Digitaler Verdruss und analoge Renaissance
Wer heute noch an Datenschutz glaubt, dem ist nicht zu helfen.
Das digitale Zeitalter hat uns das Fürchten gelehrt, die Euphorie ist vorbei. Wir haben unsere Privatsphäre verloren und dabei auch noch willig mitgeholfen. Wer heute noch an Datenschutz glaubt, dem ist nicht zu helfen. Aber darf man auch einmal offline sein? Kaum. Die neuen Stromzähler zum Beispiel sollen künftig jede Viertelstunde den aktuellen Energieverbrauch aus der Wohnung melden.
Gleichzeitig sind wir zur Do-it-yourself-Gesellschaft geworden. Das hat einerseits ganze Branchen in den Ruin getrieben, andererseits den Firmen Geld sparen geholfen, ohne dass sie sich mit günstigeren Preisen revanchiert hätten. Wir haben uns insgesamt in die Abhängigkeit einiger weniger internationaler Konzerne begeben, die uns ihre Bedingungen diktieren.
Demnächst werden übrigens Audi und Google kooperieren. Das Auto der Zukunft ist nicht nur permanent ortbar, sondern wird auch mitteilen, was gerade zu tun oder zu lassen ist. Möglicherweise verblödet der Mensch in dieser „schönen neuen Welt“ gerade ein bisschen – aber wen stört’s?

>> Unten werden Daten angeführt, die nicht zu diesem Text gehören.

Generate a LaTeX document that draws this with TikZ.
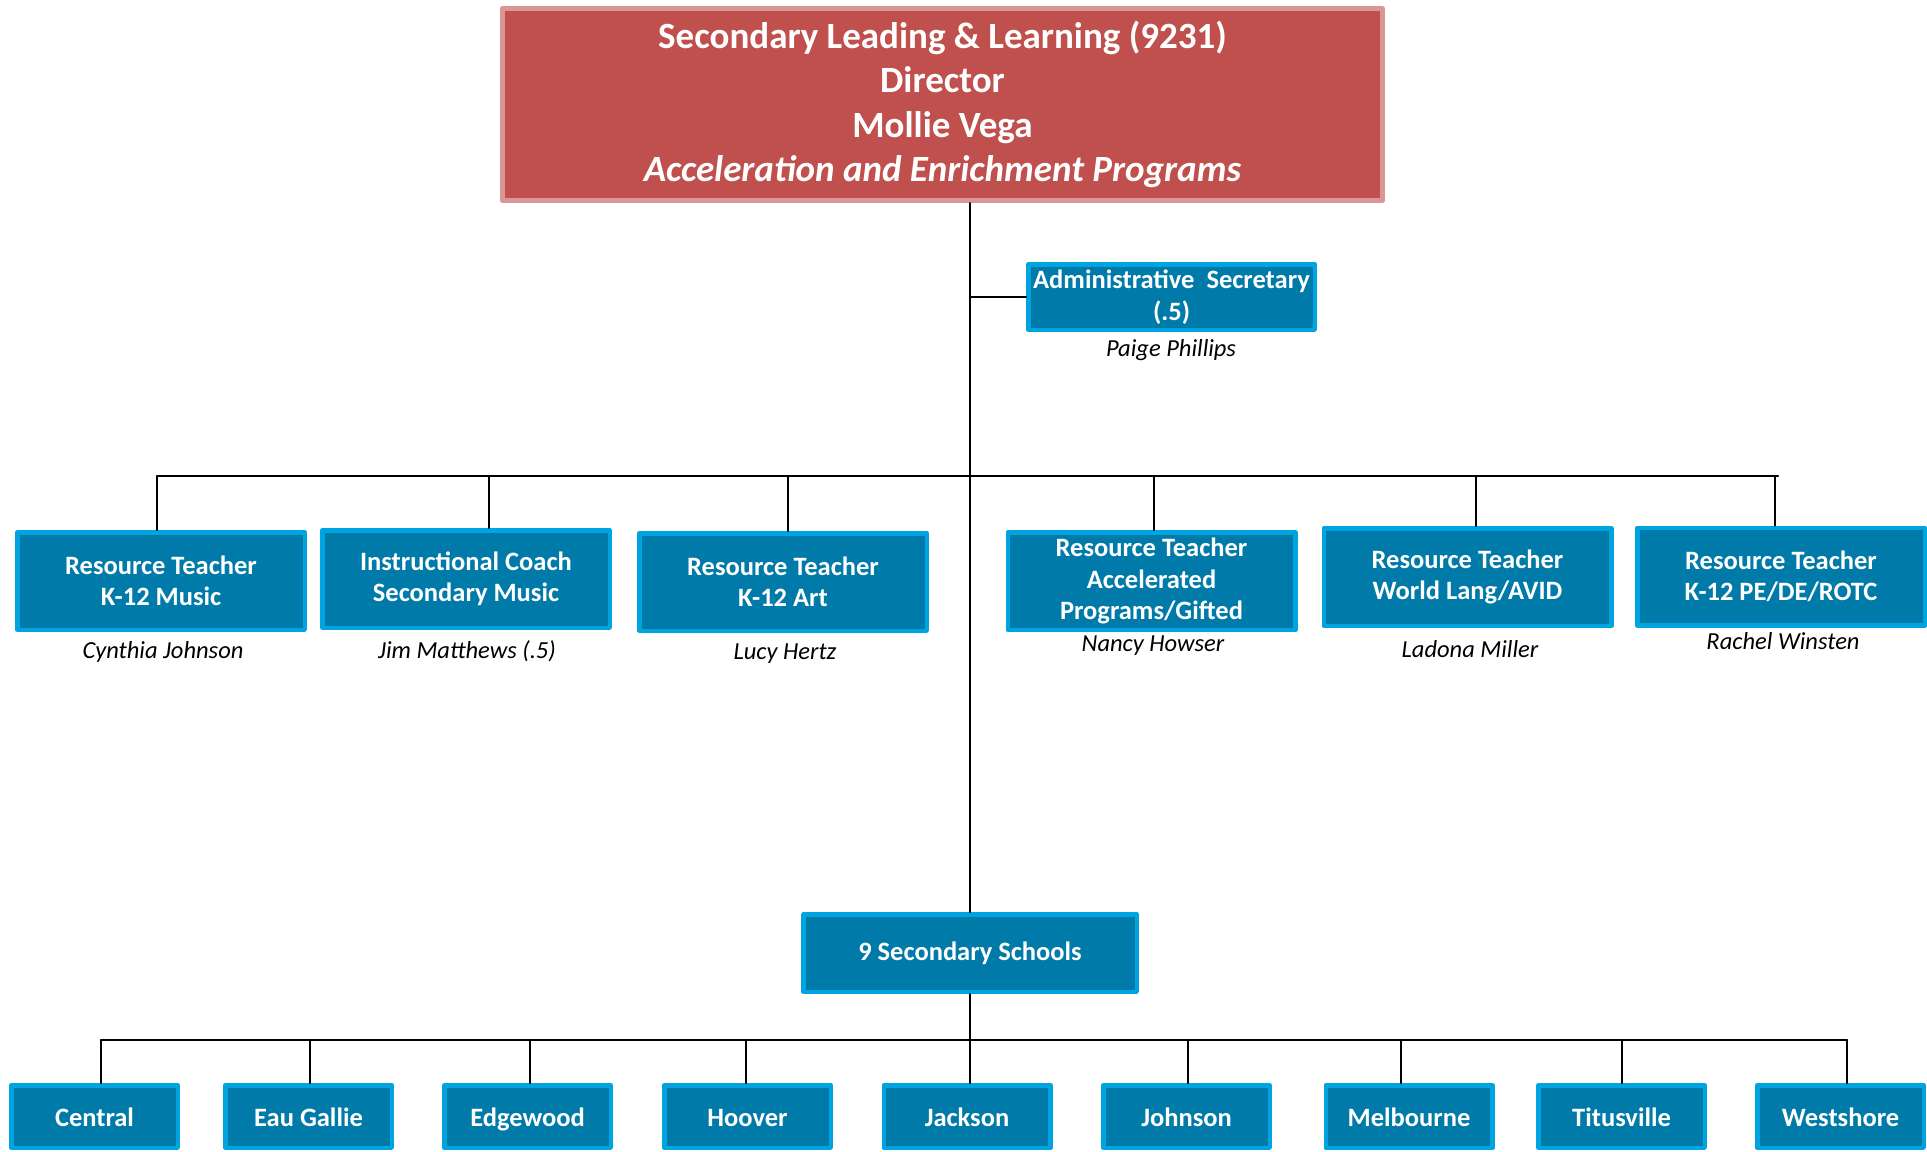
\documentclass[tikz,border=0pt]{standalone}
\usepackage{fontspec}
\setmainfont{Carlito}
\definecolor{boxblue}{RGB}{0,122,168}
\definecolor{edgeblue}{RGB}{0,164,224}
\definecolor{headred}{RGB}{192,80,77}
\definecolor{edgered}{RGB}{217,150,148}
\tikzset{
  bluebox/.style={draw=edgeblue,fill=boxblue,line width=4.5pt,text=white,align=center,inner sep=0pt,
    font=\bfseries\fontsize{26.5}{31.5}\selectfont},
  headbox/.style={draw=edgered,fill=headred,line width=5pt,text=white,align=center,inner sep=0pt,
    font=\bfseries\fontsize{37}{44.5}\selectfont,minimum width=880pt,minimum height=192pt},
  rolebox/.style={bluebox,minimum width=287.5pt,minimum height=97.5pt},
  school/.style={bluebox,minimum width=166.5pt,minimum height=62.5pt,text height=19pt,text depth=0pt},
  who/.style={font=\itshape\fontsize{24.5}{28}\selectfont,inner sep=0pt},
  link/.style={line width=2pt,black}
}
\begin{document}
\begin{tikzpicture}[x=1pt,y=-1pt,line cap=round,line join=round]
        \useasboundingbox (0,0) rectangle (1927,1151);
        % director
        \node[headbox] (dir) at (942.5,104.5) {Secondary Leading \& Learning (9231)\\Director\\Mollie Vega\\\textit{Acceleration and Enrichment Programs}};
        \node[bluebox,minimum width=286.5pt,minimum height=65.5pt] (sec) at (1171.5,297) {Administrative\ \ Secretary\\(.5)};
        \node[who] (secname) at (1171,350) {Paige Phillips};
        % resource teachers
        \node[rolebox] (rt1) at (161,581) {Resource Teacher\\K-12 Music};
        \node[rolebox] (rt2) at (466,579) {Instructional Coach\\Secondary Music};
        \node[rolebox] (rt3) at (783,582) {Resource Teacher\\K-12 Art};
        \node[rolebox] (rt4) at (1151.5,581) {Resource Teacher\\Accelerated\\Programs/Gifted};
        \node[rolebox] (rt5) at (1467.5,577) {Resource Teacher\\World Lang/AVID};
        \node[rolebox] (rt6) at (1781,576.5) {Resource Teacher\\K-12 PE/DE/ROTC};
        \node[who] (rtname1) at (163,652) {Cynthia Johnson};
        \node[who] (rtname2) at (467,651) {Jim Matthews (.5)};
        \node[who] (rtname3) at (785,654) {Lucy Hertz};
        \node[who] (rtname4) at (1153,646) {Nancy Howser};
        \node[who] (rtname5) at (1470,649) {Ladona Miller};
        \node[who] (rtname6) at (1783,641) {Rachel Winsten};
        % schools
        \node[bluebox,minimum width=333.5pt,minimum height=77.5pt] (ss) at (970,953) {9 Secondary Schools};
        \foreach \nm/\x [count=\i] in {Central/94.5,Eau Gallie/308.5,Edgewood/527.5,Hoover/747.5,Jackson/967,Johnson/1186.5,Melbourne/1409,Titusville/1621.5,Westshore/1840.5}
        \node[school] (sc\i) at (\x,1116.5) {\nm};
        % lines
        \coordinate (busA) at (157,476);
        \coordinate (busB) at (1778,476);
        \coordinate (busC) at (101,1040);
        \coordinate (busD) at (1847,1040);
        \draw[link] (ss.north |- dir.south) -- (ss.north);
        \draw[link] (sec.west -| ss.north) -- (sec.west);
        \draw[link] (busA) -- (busB);
        \foreach \i/\dx in {1/-4,2/23,3/5,4/2,5/8,6/-6}
        \draw[link] ([xshift=\dx pt]rt\i.north) -- ([xshift=\dx pt]rt\i.north |- busA);
        \draw[link] (ss.south) -- (ss.south |- busC);
        \draw[link] (busC) -- (busD);
        \foreach \i/\dx in {1/6.5,2/1.5,3/2.5,4/-1.5,5/3,6/1.5,7/-8,8/0.5,9/6.5}
        \draw[link] ([xshift=\dx pt]sc\i.north) -- ([xshift=\dx pt]sc\i.north |- busC);
\end{tikzpicture}
\end{document}
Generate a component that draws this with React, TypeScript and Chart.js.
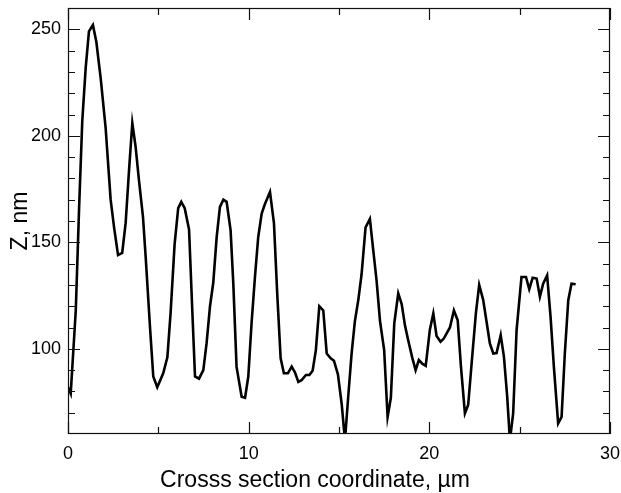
import React, { useEffect, useRef } from 'react';
import { Chart, registerables } from 'chart.js';

Chart.register(...registerables);

// Cross-section coordinate (µm)
const xs = [
  0.0, 0.15, 0.43, 0.61, 0.79, 0.98, 1.16, 1.38, 1.57, 1.81,
  2.08, 2.36, 2.55, 2.77, 3.0, 3.19, 3.38, 3.56, 3.74, 3.93,
  4.15, 4.3, 4.54, 4.72, 4.94, 5.27, 5.5, 5.68, 5.9, 6.1,
  6.27, 6.46, 6.7, 6.88, 7.03, 7.25, 7.49, 7.67, 7.86, 8.04,
  8.23, 8.41, 8.6, 8.78, 9.0, 9.15, 9.33, 9.61, 9.8, 9.98,
  10.16, 10.35, 10.53, 10.72, 10.9, 11.18, 11.4, 11.58, 11.77, 11.95,
  12.17, 12.38, 12.56, 12.75, 12.93, 13.17, 13.36, 13.54, 13.72, 13.91,
  14.13, 14.32, 14.54, 14.72, 14.94, 15.15, 15.33, 15.51, 15.7, 15.88,
  16.07, 16.25, 16.47, 16.71, 16.9, 17.08, 17.27, 17.5, 17.69, 17.87,
  18.06, 18.28, 18.47, 18.65, 18.83, 19.05, 19.24, 19.42, 19.61, 19.8,
  20.03, 20.22, 20.4, 20.62, 20.8, 21.14, 21.36, 21.57, 21.75, 21.97,
  22.15, 22.34, 22.58, 22.76, 22.98, 23.17, 23.35, 23.54, 23.72, 23.95,
  24.13, 24.31, 24.46, 24.64, 24.83, 25.1, 25.35, 25.53, 25.72, 25.94,
  26.12, 26.3, 26.52, 26.71, 26.9, 27.13, 27.32, 27.5, 27.69, 27.87,
  28.1,
];

// Height Z (nm)
const zs = [
  82, 79, 118, 165, 207, 232, 249, 252, 244, 227,
  204, 170, 157, 144, 145, 159, 184, 206, 195, 179,
  162, 143, 110, 87, 82, 88.5, 96, 117, 149, 166,
  169, 166, 156, 118, 87, 86, 90, 102.5, 120, 131,
  152.5, 166.6, 170, 169, 155.6, 130.6, 91.5, 77.5, 77, 87,
  112, 134, 152.5, 163.5, 168, 173.6, 159, 126, 95.5, 88.5,
  88.5, 91.6, 89, 84.5, 85.3, 87.7, 87.7, 89.7, 99.4, 120,
  118, 97.8, 95.5, 94.4, 88, 74, 57, 77.5, 98, 113,
  123, 135, 157, 161, 146, 132, 113, 99.4, 68, 77,
  112, 126, 121, 111, 104, 96, 90, 94.7, 93, 92,
  109, 116.6, 106, 103.3, 104.8, 110, 118, 113.4, 91.6, 69.7,
  73.6, 93, 117, 130, 123, 112.6, 102.5, 97.8, 98, 106.4,
  96.2, 77.5, 57, 69.7, 108.8, 133.7, 133.7, 128, 133.4, 133,
  124.4, 130.6, 134.5, 115, 90.8, 65, 68, 97.8, 122.8, 130.6,
  130.3,
];

const xMajorTicks = [0, 10, 20, 30];
const xMinorTicks = [5, 15, 25];
const yMajorTicks = [100, 150, 200, 250];
const yMinorTicks = [70, 80, 90, 110, 120, 130, 140, 160, 170, 180, 190, 210, 220, 230, 240];
const xTitle = 'Crosss section coordinate, \u00b5m';
const yTitle = 'Z, nm';

const FONT = '"Liberation Sans", Arial, Helvetica, sans-serif';

const framePlugin = {
  id: 'frameTicks',
  afterDraw(chart: any) {
    const { ctx, chartArea: a, scales } = chart;
    const x = scales.x;
    const y = scales.y;
    ctx.save();
    ctx.strokeStyle = '#111';
    ctx.lineWidth = 1.2;
    ctx.strokeRect(a.left + 0.5, a.top + 0.5, a.right - a.left - 1, a.bottom - a.top - 1);
    ctx.beginPath();
    const major = 12;
    const minor = 7;
    const xt = (v: number, len: number) => {
      const px = Math.round(x.getPixelForValue(v)) + 0.5;
      ctx.moveTo(px, a.bottom);
      ctx.lineTo(px, a.bottom - len);
      ctx.moveTo(px, a.top);
      ctx.lineTo(px, a.top + len);
    };
    const yt = (v: number, len: number) => {
      const py = Math.round(y.getPixelForValue(v)) + 0.5;
      ctx.moveTo(a.left, py);
      ctx.lineTo(a.left + len, py);
      ctx.moveTo(a.right, py);
      ctx.lineTo(a.right - len, py);
    };
    xMajorTicks.forEach((v) => xt(v, major));
    xMinorTicks.forEach((v) => xt(v, minor));
    yMajorTicks.forEach((v) => yt(v, major));
    yMinorTicks.forEach((v) => yt(v, minor));
    ctx.stroke();

    ctx.fillStyle = '#000';
    ctx.font = `23px ${FONT}`;
    ctx.textAlign = 'center';
    ctx.textBaseline = 'alphabetic';
    ctx.fillText(xTitle, 315, 487);
    ctx.translate(27, (a.top + a.bottom) / 2);
    ctx.rotate(-Math.PI / 2);
    ctx.fillText(yTitle, 0, 0);
    ctx.restore();
  },
};

export default function App() {
  const ref = useRef<HTMLCanvasElement | null>(null);

  useEffect(() => {
    if (!ref.current) return;
    const data = xs.map((v, i) => ({ x: v, y: zs[i] }));
    const chart = new Chart(ref.current, {
      type: 'line',
      data: {
        datasets: [
          {
            data,
            borderColor: '#000',
            borderWidth: 2.6,
            pointRadius: 0,
            tension: 0,
            fill: false,
          },
        ],
      },
      options: {
        animation: false,
        responsive: false,
        devicePixelRatio: 1,
        layout: { padding: { left: 0, top: 8, right: 11, bottom: 0 } },
        plugins: {
          legend: { display: false },
          tooltip: { enabled: false },
          title: { display: false },
        },
        scales: {
          x: {
            type: 'linear',
            min: 0,
            max: 30,
            grid: { display: false, drawTicks: false },
            border: { display: false },
            afterBuildTicks: (s: any) => {
              s.ticks = xMajorTicks.map((v) => ({ value: v }));
            },
            afterFit: (s: any) => {
              s.height = 59;
              s.paddingLeft = 0;
              s.paddingRight = 0;
            },
            ticks: {
              color: '#000',
              font: { family: FONT, size: 18 },
              padding: 9,
              maxRotation: 0,
              autoSkip: false,
            },
          },
          y: {
            type: 'linear',
            min: 60,
            max: 260,
            grid: { display: false, drawTicks: false },
            border: { display: false },
            afterBuildTicks: (s: any) => {
              s.ticks = yMajorTicks.map((v) => ({ value: v }));
            },
            afterFit: (s: any) => {
              s.width = 68;
              s.paddingTop = 0;
              s.paddingBottom = 0;
            },
            ticks: {
              color: '#000',
              font: { family: FONT, size: 18 },
              padding: 7,
              autoSkip: false,
            },
          },
        },
      },
      plugins: [framePlugin],
    });
    return () => chart.destroy();
  }, []);

  return (
    <div style={{ position: 'fixed', left: 0, top: 0, width: 621, height: 493, background: '#fff' }}>
      <canvas ref={ref} width={621} height={493} style={{ width: 621, height: 493, display: 'block' }} />
    </div>
  );
}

Interessanterweise bahnt sich gerade eine kleine „analoge“ Renaissance an. Die Bürger haben immer weniger Lust, durch neue Techniken wie der Patientendatenerfassung „ELGA“ oder den digitalen Stromzählern zum gläsernen Menschen zu werden. Man meldet sich massenhaft vom „Fortschritt“ ab, weil die Verknüpfung zwischen Bürokratie und lückenloser Überwachung Unbehagen bereitet. „Analoges“ verkauft sich (wieder): Im Weihnachtsgeschäft 2013 waren Bücher ein Hit – und sogar die Hersteller von Papierkalendern meldeten (trotz des Siegeszugs der Smartphones!) verdutzt ein Umsatz-Plus. Die Menschen gehen nach wie vor ins Kino, schauen auch wieder mehr fern. Und die amerikanische Investorenlegende Warren Buffett hat zuletzt in Zeitungen investiert. Klar, die sind in den USA gerade billig zu haben. Aber Buffet kauft nichts, was sich nicht langfristig rentiert. Selbst die gute alte Langspielplatte feiert ein Revival.
Der Blogger als Warner
Die NSA-Abhöraffäre hat aus manchem Internet-Aficionado einen Skeptiker gemacht: So verblüffte der Spiegel-online-Blogger Sascha Lobo kürzlich in Wien. Er war mit dem als Widerpart eingeladenen FAZ-Herausgeber und Internet-Skeptiker Frank Schirrmacher nämlich völlig einer Meinung. Beide warnten davor, dass demokratische Grundrechte der Digitalisierung zum Opfer fallen.
Schon klar: Der Geist ist aus der Flasche, es gibt kein Zurück. Aber die „analoge“ Welt gibt kräftige Lebenszeichen von sich.